‘Voices of Alabama’ tells civil rights stories online
Published 10:17 am Wednesday, September 25, 2019
“Joyce O’Neal can still hear the horses’ hooves on the steps of her church on Bloody Sunday. Nelson Malden recalls Martin Luther King, Jr. stopping by his barbershop for a weekly haircut. Valda Harris Montgomery remembers more than 30 beaten Freedom Riders finding sanctuary in her childhood,” proclaims a press release from the World Monuments Fund (WMF) heralding the launch of its “Voices of Alabama” project, which brings the stories of the Alabama civil rights era to life online.
The video-focused oral history platform, which launches today, is an interactive digital project organized through a collaboration between the WMF, the Birmingham Civil Rights Institute (BCRI) and the Alabama African-American Civil Rights Heritage Sites Consortium.
The project tells stories from 20 historical sites of worship, lodging and civic engagement in Birmingham, Montgomery, Selma and the Black Belt that were integral in the Civil Rights Movement in the state and all the way back to Reconstruction.
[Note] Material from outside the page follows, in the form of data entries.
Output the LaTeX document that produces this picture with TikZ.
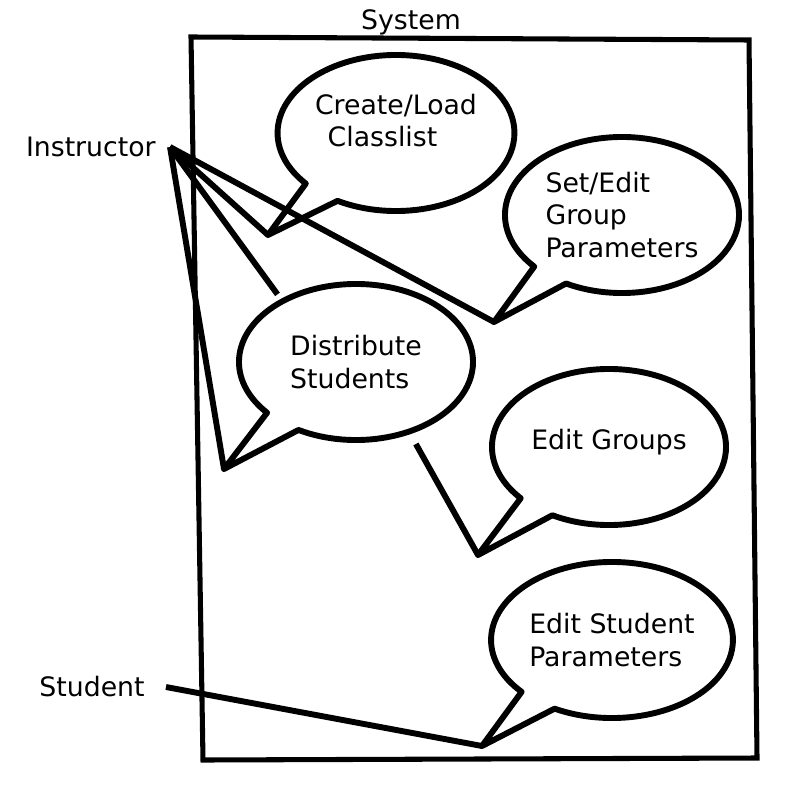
\documentclass[tikz,border=0pt]{standalone}
\usepackage{fontspec}
\setmainfont{DejaVu Sans}
\usetikzlibrary{shapes.callouts}

\begin{document}
\begin{tikzpicture}[
    x=0.025cm, y=-0.025cm,
    font=\fontsize{19}{23}\selectfont,
    bubble/.style={draw, fill=white, ellipse callout, line width=4.2pt, line join=round, minimum width=5.85cm, minimum height=3.9cm, align=left, inner sep=2pt, callout pointer arc=20},
    actor/.style={anchor=east, inner sep=10pt},
    link/.style={line width=4.2pt},
]
    \useasboundingbox (0,0) rectangle (800,800);

    % System boundary
    \draw[line width=3.6pt] (191,37) -- (749,40) -- (757,758) -- (203,760) -- cycle;
    \node[anchor=base] (sys) at (411,30) {System};

    % Actors
    \node[actor] (inst) at (170,147) {Instructor};
    \node[actor, inner xsep=15pt] (stud) at (166,687) {Student};

    % Pointer tips
    \coordinate (load tip) at (268,235);
    \coordinate (setp tip) at (494,322);
    \coordinate (dist tip) at (224,469);
    \coordinate (editg tip) at (478,555);
    \coordinate (edits tip) at (482,746);

    % Use cases
    \node[bubble, text depth=18pt, callout absolute pointer={(load tip)}] (load) at (396,133) {Create/Load\\\hspace*{9pt}Classlist};
    \node[bubble, callout absolute pointer={(setp tip)}] (setp) at (622,215) {Set/Edit\\Group\\Parameters};
    \node[bubble, callout absolute pointer={(dist tip)}] (dist) at (356,362) {Distribute\\Students};
    \node[bubble, text depth=11pt, callout absolute pointer={(editg tip)}] (editg) at (609,447) {Edit Groups};
    \node[bubble, callout absolute pointer={(edits tip)}] (edits) at (612,640) {Edit Student\\Parameters};

    % Associations
    \draw[link] (inst.east) -- (load tip);
    \draw[link, shorten >=4pt] (inst.east) -- (dist.140);
    \draw[link] (inst.east) -- (setp tip);
    \draw[link] (inst.east) -- (dist tip);
    \draw[link, shorten <=8pt] (dist.307) -- (editg tip);
    \draw[link] (stud.east) -- (edits tip);

\end{tikzpicture}
\end{document}
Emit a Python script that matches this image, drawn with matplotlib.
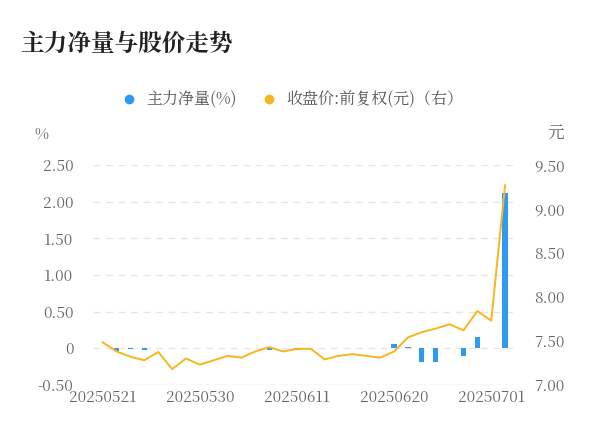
import numpy as np
import matplotlib.pyplot as plt
from matplotlib import font_manager
from matplotlib.lines import Line2D

# pick whichever CJK family is actually registered
cjk = [f.name for f in font_manager.fontManager.ttflist if 'CJK' in f.name]
plt.rcParams['font.family'] = ['sans-serif']
plt.rcParams['font.sans-serif'] = ['Noto Sans CJK SC'] + cjk + ['DejaVu Sans']

dates = ['20250521', '20250522', '20250523', '20250526', '20250527', '20250528', '20250529',
         '20250530', '20250603', '20250604', '20250605', '20250606', '20250609', '20250610',
         '20250611', '20250612', '20250613', '20250616', '20250617', '20250618', '20250619',
         '20250620', '20250623', '20250624', '20250625', '20250626', '20250627', '20250630',
         '20250701', '20250702']
net_flow = [0.0, -0.04, -0.01, -0.03, 0.0, 0.0, 0.01, 0.01, 0.01, 0.01, 0.01, 0.01, -0.03, 0.01,
            -0.03, 0.0, 0.0, 0.0, 0.0, 0.01, 0.01, 0.06, 0.02, -0.19, -0.19, 0.0, -0.11, 0.16,
            0.0, 2.12]
price = [7.485, 7.38, 7.32, 7.28, 7.375, 7.18, 7.30, 7.23, 7.28, 7.33, 7.31, 7.38, 7.43, 7.38,
         7.41, 7.41, 7.29, 7.33, 7.35, 7.33, 7.31, 7.38, 7.54, 7.60, 7.64, 7.69, 7.62, 7.84,
         7.73, 9.27]
tick_idx = [0, 7, 14, 21, 28]

fig = plt.figure(figsize=(6, 4.46), dpi=100)
ax = fig.add_axes([0.155, 0.137, 0.703, 0.493])
x = np.arange(len(dates))
ax.bar(x, net_flow, width=0.38, color='#2f9bf0', zorder=3)
ax.set_ylim(-0.5, 2.5)
ax.set_yticks([-0.5, 0, 0.5, 1.0, 1.5, 2.0, 2.5])
ax.set_yticklabels(['-0.50', '0', '0.50', '1.00', '1.50', '2.00', '2.50'])
ax.set_xlim(-0.7, 29.7)
ax.set_xticks(tick_idx)
ax.set_xticklabels([dates[i] for i in tick_idx])
ax.grid(axis='y', color='#e6e6e6', linestyle=(0, (5, 4)), linewidth=1)
for s in ax.spines.values():
    s.set_visible(False)
ax.axhline(-0.5, color='#e6e6e6', linewidth=1)
ax.tick_params(length=0, labelsize=11, colors='#666666')
ax.tick_params(axis='y', pad=14)

ax2 = ax.twinx()
ax2.plot(x, price, color='#f8b51d', linewidth=1.4, zorder=4)
ax2.set_ylim(7.0, 9.5)
ax2.set_yticks([7.0, 7.5, 8.0, 8.5, 9.0, 9.5])
ax2.set_yticklabels(['7.00', '7.50', '8.00', '8.50', '9.00', '9.50'])
for s in ax2.spines.values():
    s.set_visible(False)
ax2.tick_params(length=0, labelsize=11, colors='#666666', pad=14)

fig.text(0.033, 0.885, '主力净量与股价走势', fontsize=17, fontweight='bold', color='#222222')
fig.text(0.057, 0.69, '%', fontsize=11, color='#666666')
fig.text(0.912, 0.69, '元', fontsize=12, color='#666666')
handles = [Line2D([], [], marker='o', linestyle='', color='#2f9bf0', markersize=6),
           Line2D([], [], marker='o', linestyle='', color='#f8b51d', markersize=6)]
fig.legend(handles, ['主力净量(%)', '收盘价:前复权(元)（右）'], loc='center',
           bbox_to_anchor=(0.48, 0.777), ncol=2, frameon=False, fontsize=11.5,
           handletextpad=0.1, columnspacing=1.0, labelcolor='#555555')
fig.savefig('out.png', dpi=100)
“What makes the 20 sites of the Alabama African-American Civil Rights Heritage Sites Consortium so remarkable are the world-changing events that happened within their walls,” said WMF CEO-elect Bénédicte de Montlaur. “Preservation of both these places and their stories is crucial so that people around the world can continue to learn the acts of courage that took place during the African-American fight for freedom. We are excited to bring greater visibility to these important cultural heritage sites and the dedicated individuals who continue to steward them.”
The online platform, paid for with the support from Jack Shear and the Ellsworth Kelly Foundation, as well as Friends of Heritage Preservation and an anonymous donor, gives users the opportunity to explore each of the historic sites through video, images, timelines and map content.
On Oct. 1, U.S. Rep. Terri Sewell, D-AL, and award-winning journalist Carol Jenkins, among others, will speak at The Times Center in New York City to celebrate the launch of the new platform.
“Growing up in Selma, I was surrounded from an early age by stories about the Civil Rights Movement,” Sewell said. “These were not the stories told in history books, but lesser-known stories of everyday people acting with extraordinary bravery. Knowing what the people of my community were capable of provided me the strength, resilience and inspiration to pursue my own dreams and I know that stories shared in ‘Voices of Alabama’ will do the same for countless others. I’m so pleased that the voices and stories of our district are being given this national platform because they are stories that need to be heard.”